Equity markets in India corrected during the month with the large cap Nifty Index declining 4.52% in USD terms, while the Midcap Index declined 5.32%.
“Worries over growth slowing down in the domestic front along with global uncertainties weighed on the markets. On the global front, the trade war between the US and China dominated. Domestically, we saw the Indian Government focusing on addressing the structural issues which have been an impediment to growth while staying away from knee jerk policy reactions.”
He points out that August also saw the Government deciding to withdraw the tax surcharge imposed on a certain category of Foreign Portfolio Investors in the Union Budget and RBI’s transfer of surplus to the Union Government in line with the recommendations of the Jalan Committee Report.
During the month Foreign Institutional Investors were net sellers to the tune of $2.28bn while the Domestic Institutional Investors remained net buyers to the tune of $2.73bn.

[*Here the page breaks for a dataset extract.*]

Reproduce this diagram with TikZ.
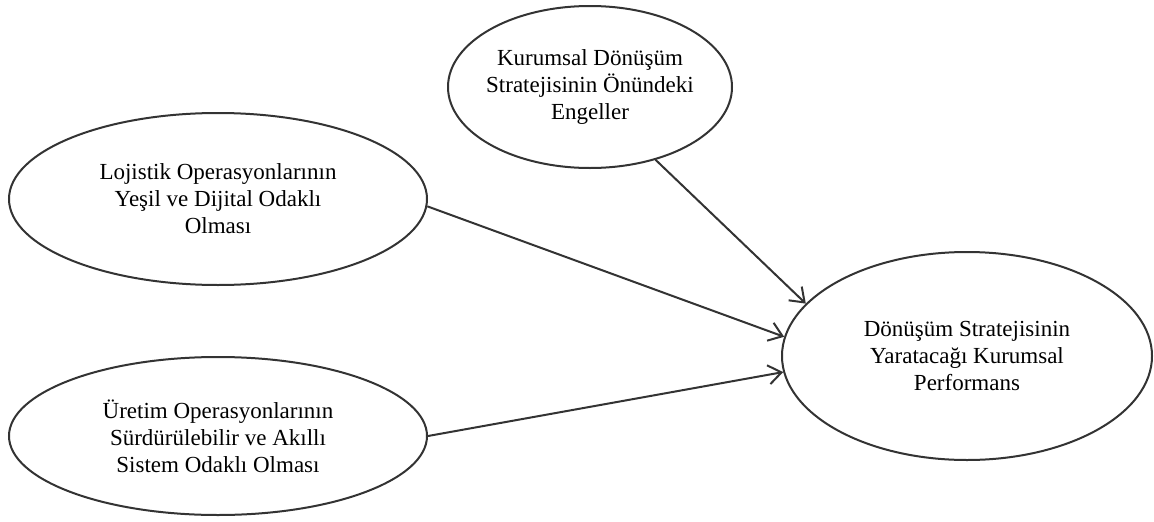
\documentclass[tikz,border=0pt]{standalone}
\usepackage{fontspec}
\setmainfont{Liberation Serif}
\usetikzlibrary{shapes.geometric,arrows.meta}

\tikzset{every picture/.style={line width=2pt}}
\tikzset{oval/.style={draw=black!80,ellipse,inner sep=-40pt,align=center,font=\fontsize{23}{27}\selectfont},
         okline/.style={draw=black!80,-{Straight Barb[length=13pt,width=19pt]}}}

\begin{document}
\begin{tikzpicture}[x=1pt,y=1pt,yscale=-1,xscale=1]
\useasboundingbox (0,0) rectangle (1154,522);

% Ellipse
\node (engeller) [oval,minimum width=284,minimum height=162] at (590,87) {Kurumsal Dönüşüm\\Stratejisinin Önündeki\\Engeller};
% Ellipse
\node (lojistik) [oval,minimum width=418,minimum height=172] at (218,199) {Lojistik Operasyonlarının\\Yeşil ve Dijital Odaklı\\Olması};
% Ellipse
\node (uretim) [oval,minimum width=418,minimum height=158] at (218,436) {Üretim Operasyonlarının\\Sürdürülebilir ve Akıllı\\Sistem Odaklı Olması};
% Ellipse
\node (performans) [oval,minimum width=370,minimum height=208] at (967,356) {Dönüşüm Stratejisinin\\Yaratacağı Kurumsal\\Performans};

%Straight Lines
\draw [okline] (engeller.-48) -- (performans.162) ;
%Straight Lines
\draw [okline] (lojistik.-2) -- (performans.174) ;
%Straight Lines
\draw [okline] (uretim.0) -- (performans.-175) ;

\end{tikzpicture}
\end{document}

Lower than expected growth outlook
Kurian says two key factors that have contributed to the growth moderation over the last year are Shadow banking stress and weaker global demand.
“For shadow banks, access to funding has not yet fully recovered and, while funding costs have declined for most, there is still credit risk differentiation. This has hurt sectors that are dependent upon shadow banks, such as small and medium enterprises, consumer lending, and real-estate developers.”
He concludes: “With a lower than expected Q1FY20 GDP growth trajectory, we revise down our GDP growth estimate to 5.8%-6% for FY20E.
“From hereon, the key to watch out for includes: (1) favorable base effects in H2FY20 and (2) pickup in the pace of central government spending. The surplus dividend from the RBI is likely to help the Government offset the shortfall in tax collections and ensuring that there is lesser requirement to cut back on capital expenditure.”
He adds: “Our GDP growth estimate of 5.8-6% is much lower than the RBI’s estimate of 6.9% (as per the latest monetary policy report). We do expect that RBI would look at revising down their estimates post the Q1FY20 reading. With growth under pressure, it is expected that RBI has the room to cut policy rates further by 50-75bps in FY20 including a cut in the October Policy review.”